(Data extracted from a collection)

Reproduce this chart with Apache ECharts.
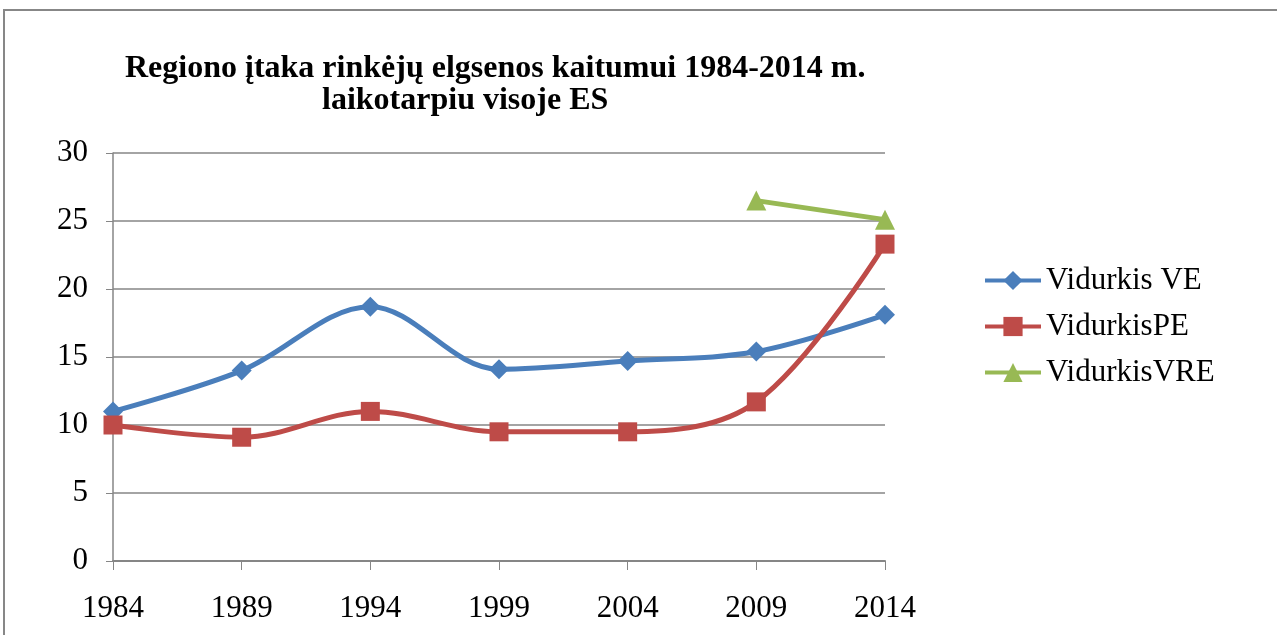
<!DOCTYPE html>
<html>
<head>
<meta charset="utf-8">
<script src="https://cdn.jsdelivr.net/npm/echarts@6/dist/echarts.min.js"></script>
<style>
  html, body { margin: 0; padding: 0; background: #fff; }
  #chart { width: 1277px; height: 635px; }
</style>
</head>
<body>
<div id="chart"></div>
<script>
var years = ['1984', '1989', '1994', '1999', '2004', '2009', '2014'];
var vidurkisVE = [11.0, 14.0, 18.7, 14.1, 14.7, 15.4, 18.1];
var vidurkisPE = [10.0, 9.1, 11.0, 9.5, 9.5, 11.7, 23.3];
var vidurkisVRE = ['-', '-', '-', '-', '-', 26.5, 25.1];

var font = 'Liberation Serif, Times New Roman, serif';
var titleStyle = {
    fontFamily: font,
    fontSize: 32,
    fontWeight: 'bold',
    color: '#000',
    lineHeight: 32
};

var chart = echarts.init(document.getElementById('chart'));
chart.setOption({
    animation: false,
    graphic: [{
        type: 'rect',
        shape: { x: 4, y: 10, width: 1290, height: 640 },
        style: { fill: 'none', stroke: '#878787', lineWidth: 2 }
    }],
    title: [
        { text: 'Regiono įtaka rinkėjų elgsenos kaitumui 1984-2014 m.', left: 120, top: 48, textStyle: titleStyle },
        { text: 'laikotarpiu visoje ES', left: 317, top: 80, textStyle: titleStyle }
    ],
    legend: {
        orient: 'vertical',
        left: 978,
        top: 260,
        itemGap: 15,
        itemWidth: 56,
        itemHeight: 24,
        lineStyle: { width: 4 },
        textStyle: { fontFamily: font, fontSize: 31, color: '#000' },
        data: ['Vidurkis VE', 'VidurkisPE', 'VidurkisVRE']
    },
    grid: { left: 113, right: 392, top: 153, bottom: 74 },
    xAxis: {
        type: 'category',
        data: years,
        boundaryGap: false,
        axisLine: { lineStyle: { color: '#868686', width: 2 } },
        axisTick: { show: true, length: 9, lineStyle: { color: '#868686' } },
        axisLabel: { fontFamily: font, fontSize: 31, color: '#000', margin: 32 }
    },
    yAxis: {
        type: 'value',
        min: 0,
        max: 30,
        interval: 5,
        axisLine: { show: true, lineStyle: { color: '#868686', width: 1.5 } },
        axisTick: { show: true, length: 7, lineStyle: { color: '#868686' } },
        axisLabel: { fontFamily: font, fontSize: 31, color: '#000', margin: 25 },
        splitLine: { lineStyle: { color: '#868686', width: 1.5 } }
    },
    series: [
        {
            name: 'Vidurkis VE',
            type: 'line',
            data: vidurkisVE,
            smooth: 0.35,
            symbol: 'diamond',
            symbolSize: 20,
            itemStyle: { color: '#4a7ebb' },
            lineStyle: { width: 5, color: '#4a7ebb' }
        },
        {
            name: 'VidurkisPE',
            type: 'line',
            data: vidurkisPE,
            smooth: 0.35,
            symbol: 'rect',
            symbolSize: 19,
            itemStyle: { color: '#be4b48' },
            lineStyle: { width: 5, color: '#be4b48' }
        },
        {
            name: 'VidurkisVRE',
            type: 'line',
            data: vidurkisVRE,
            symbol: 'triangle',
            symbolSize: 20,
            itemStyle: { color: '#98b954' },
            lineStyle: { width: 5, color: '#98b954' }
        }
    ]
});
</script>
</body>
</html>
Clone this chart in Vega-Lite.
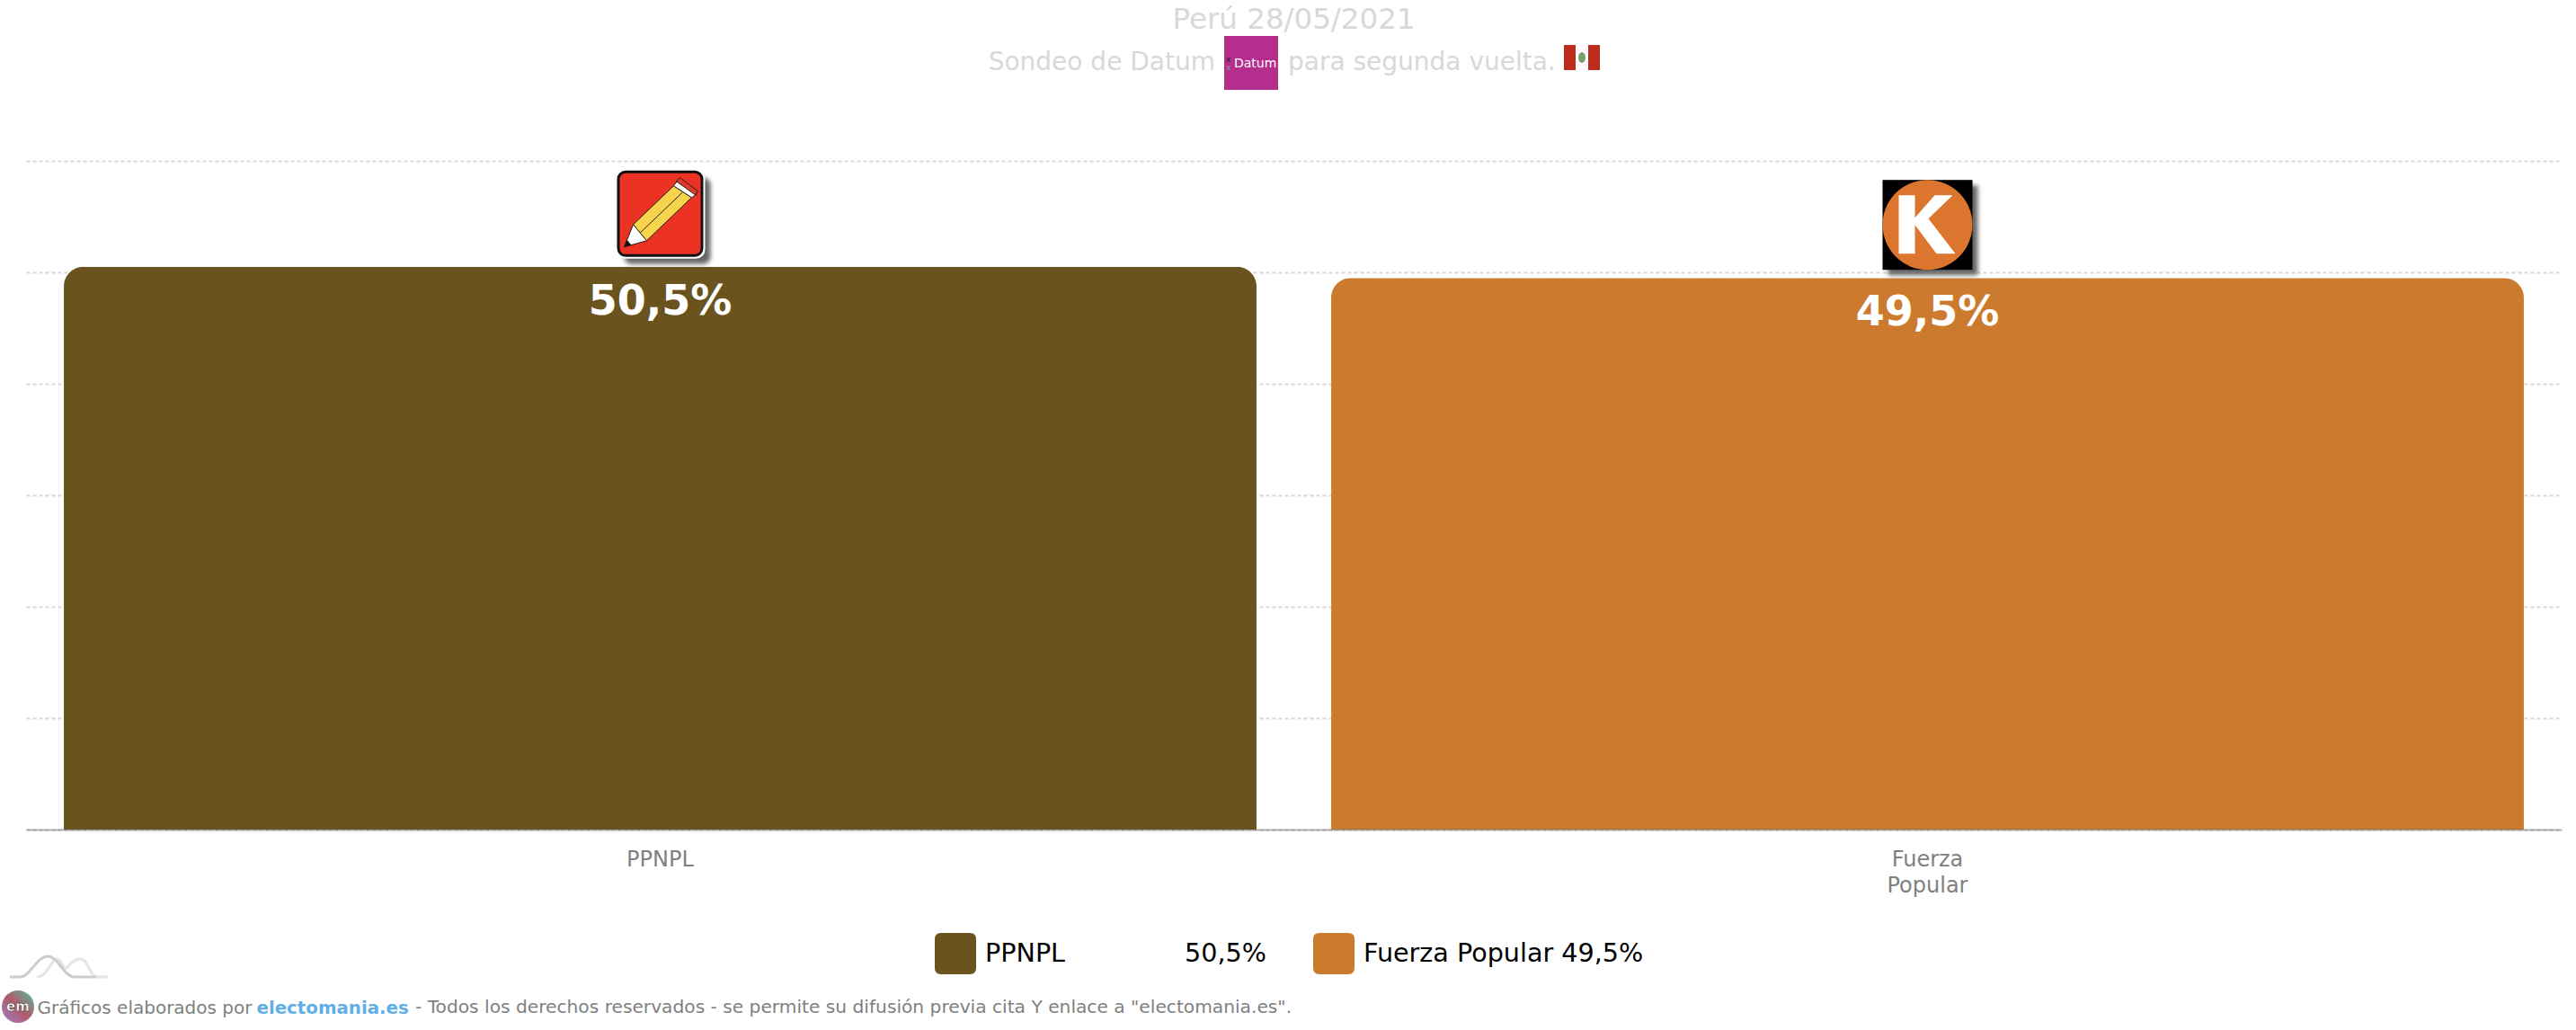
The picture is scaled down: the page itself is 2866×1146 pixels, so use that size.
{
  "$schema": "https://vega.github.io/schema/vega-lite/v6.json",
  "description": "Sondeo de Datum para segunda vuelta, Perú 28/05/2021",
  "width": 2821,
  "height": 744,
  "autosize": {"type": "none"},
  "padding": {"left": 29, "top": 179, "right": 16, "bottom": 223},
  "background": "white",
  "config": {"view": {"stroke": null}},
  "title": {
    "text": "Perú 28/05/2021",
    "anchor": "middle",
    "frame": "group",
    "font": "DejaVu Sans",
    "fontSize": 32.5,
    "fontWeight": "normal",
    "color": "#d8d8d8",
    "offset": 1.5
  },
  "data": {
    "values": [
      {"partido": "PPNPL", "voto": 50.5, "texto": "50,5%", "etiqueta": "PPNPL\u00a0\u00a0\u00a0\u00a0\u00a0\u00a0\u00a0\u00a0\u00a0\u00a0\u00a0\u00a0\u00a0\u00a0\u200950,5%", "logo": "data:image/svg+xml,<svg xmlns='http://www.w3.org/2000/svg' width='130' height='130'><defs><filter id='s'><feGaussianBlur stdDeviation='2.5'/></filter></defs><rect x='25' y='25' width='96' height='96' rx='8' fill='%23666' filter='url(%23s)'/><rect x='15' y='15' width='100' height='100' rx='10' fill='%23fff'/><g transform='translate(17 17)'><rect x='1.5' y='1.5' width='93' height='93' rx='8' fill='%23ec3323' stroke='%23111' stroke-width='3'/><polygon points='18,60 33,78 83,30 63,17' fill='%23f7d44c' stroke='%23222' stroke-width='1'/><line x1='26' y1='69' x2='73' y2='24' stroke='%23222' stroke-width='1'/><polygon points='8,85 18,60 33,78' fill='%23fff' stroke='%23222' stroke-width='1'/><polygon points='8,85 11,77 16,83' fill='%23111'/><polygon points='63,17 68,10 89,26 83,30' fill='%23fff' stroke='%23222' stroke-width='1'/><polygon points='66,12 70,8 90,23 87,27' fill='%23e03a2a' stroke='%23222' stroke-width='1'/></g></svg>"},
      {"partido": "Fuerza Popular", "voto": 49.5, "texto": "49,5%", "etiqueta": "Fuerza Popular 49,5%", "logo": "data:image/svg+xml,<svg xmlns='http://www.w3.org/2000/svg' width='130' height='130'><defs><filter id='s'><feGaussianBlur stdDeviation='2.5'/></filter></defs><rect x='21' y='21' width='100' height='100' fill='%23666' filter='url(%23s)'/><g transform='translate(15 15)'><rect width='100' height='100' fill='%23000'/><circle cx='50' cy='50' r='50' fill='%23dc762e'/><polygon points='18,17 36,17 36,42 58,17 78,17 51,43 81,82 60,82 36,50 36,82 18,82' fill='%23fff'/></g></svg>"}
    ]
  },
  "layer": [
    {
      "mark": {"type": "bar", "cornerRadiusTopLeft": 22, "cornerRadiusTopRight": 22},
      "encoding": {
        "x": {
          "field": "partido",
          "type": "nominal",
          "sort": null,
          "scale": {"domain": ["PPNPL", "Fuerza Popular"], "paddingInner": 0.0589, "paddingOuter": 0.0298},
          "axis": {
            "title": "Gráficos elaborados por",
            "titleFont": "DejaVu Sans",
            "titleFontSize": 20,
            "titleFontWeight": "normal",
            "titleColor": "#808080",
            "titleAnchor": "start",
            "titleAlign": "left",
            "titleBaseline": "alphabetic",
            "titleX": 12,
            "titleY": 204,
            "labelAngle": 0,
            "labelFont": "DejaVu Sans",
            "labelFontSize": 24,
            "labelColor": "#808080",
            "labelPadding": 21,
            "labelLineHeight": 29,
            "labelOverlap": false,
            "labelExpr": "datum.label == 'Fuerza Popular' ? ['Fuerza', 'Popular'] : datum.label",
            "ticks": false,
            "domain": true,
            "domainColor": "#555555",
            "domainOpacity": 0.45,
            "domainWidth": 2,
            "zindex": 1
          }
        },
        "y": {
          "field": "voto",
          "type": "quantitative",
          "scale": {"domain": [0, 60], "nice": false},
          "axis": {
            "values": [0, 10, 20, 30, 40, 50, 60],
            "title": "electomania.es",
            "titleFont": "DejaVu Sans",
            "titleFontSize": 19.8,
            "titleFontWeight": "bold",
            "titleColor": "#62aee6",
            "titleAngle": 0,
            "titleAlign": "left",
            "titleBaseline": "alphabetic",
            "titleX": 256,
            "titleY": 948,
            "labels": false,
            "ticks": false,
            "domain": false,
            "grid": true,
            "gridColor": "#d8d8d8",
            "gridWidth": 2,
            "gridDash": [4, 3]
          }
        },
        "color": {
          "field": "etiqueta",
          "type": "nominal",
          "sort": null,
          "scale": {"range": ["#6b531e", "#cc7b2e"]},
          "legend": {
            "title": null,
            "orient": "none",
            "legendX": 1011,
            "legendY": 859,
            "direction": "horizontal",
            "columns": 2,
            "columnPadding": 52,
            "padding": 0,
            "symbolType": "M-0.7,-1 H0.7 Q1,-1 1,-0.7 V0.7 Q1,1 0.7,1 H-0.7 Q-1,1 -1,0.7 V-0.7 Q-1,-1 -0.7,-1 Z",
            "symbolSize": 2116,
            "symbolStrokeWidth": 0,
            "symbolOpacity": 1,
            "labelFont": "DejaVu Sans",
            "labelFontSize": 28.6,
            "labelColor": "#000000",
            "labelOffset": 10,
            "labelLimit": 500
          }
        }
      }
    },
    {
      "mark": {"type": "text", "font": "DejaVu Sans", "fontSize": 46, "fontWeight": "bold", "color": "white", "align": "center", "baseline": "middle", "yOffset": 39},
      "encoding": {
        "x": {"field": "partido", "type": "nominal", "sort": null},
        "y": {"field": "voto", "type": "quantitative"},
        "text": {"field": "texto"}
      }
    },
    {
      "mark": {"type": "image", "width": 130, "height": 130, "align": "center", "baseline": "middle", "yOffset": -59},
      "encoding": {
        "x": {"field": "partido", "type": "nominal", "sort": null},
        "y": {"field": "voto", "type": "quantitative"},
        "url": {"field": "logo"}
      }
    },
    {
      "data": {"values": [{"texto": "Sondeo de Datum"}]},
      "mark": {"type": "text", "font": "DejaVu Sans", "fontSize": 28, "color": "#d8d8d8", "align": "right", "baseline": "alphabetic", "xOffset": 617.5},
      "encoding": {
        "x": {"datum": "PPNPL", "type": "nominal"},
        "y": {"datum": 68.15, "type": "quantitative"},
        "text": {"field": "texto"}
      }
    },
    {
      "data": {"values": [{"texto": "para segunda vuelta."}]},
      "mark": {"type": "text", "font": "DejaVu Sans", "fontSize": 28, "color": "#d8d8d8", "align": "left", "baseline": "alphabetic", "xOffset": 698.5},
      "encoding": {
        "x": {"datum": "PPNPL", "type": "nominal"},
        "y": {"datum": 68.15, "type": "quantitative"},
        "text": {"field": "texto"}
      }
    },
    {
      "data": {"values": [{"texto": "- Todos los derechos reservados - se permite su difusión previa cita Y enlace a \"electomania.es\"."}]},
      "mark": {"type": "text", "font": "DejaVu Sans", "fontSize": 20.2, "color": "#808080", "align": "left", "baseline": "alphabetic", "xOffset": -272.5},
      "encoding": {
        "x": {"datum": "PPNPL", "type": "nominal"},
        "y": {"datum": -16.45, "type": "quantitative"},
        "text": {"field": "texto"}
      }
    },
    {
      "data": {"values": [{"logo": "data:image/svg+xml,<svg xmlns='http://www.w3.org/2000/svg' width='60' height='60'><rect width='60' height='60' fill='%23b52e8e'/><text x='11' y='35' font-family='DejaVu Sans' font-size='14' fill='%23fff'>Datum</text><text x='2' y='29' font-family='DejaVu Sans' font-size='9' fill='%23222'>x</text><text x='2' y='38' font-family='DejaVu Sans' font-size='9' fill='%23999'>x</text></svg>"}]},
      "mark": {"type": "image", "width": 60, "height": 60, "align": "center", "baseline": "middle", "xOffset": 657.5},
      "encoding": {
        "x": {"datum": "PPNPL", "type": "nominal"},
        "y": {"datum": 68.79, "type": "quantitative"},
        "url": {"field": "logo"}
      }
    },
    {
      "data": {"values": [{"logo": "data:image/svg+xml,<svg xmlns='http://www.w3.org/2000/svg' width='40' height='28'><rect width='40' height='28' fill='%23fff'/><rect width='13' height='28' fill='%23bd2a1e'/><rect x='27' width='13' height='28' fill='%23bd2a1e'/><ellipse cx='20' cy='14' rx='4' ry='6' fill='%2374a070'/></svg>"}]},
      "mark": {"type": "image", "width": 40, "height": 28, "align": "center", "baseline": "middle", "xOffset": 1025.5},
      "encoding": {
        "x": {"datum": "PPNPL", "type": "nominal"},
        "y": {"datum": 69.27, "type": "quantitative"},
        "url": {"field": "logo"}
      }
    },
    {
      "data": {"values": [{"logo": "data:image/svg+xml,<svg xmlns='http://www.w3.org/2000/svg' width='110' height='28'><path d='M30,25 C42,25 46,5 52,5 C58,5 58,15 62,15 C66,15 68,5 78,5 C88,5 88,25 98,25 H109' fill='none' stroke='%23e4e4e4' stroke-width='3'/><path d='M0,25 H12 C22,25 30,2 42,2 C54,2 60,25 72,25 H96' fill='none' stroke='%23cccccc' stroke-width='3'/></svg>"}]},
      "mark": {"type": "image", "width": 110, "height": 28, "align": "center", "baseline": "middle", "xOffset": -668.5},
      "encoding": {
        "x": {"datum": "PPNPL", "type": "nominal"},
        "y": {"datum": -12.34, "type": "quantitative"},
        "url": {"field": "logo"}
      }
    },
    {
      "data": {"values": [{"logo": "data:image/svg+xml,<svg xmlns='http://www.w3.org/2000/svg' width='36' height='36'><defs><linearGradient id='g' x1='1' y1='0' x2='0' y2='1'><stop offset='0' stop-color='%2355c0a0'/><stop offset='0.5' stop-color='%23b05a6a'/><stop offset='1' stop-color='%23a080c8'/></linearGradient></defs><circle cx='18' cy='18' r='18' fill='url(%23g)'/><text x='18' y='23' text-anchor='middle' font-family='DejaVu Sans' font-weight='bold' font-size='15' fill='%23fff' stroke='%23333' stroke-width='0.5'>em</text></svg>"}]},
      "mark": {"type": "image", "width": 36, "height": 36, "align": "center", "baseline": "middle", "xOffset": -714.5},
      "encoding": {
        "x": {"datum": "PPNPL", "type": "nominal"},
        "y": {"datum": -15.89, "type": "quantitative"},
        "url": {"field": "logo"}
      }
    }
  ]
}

• _PROBLEM STATEMENT_
Only the number is wanted: how many lines contain the string "this"?

• _FINISHED EXERCISE_
2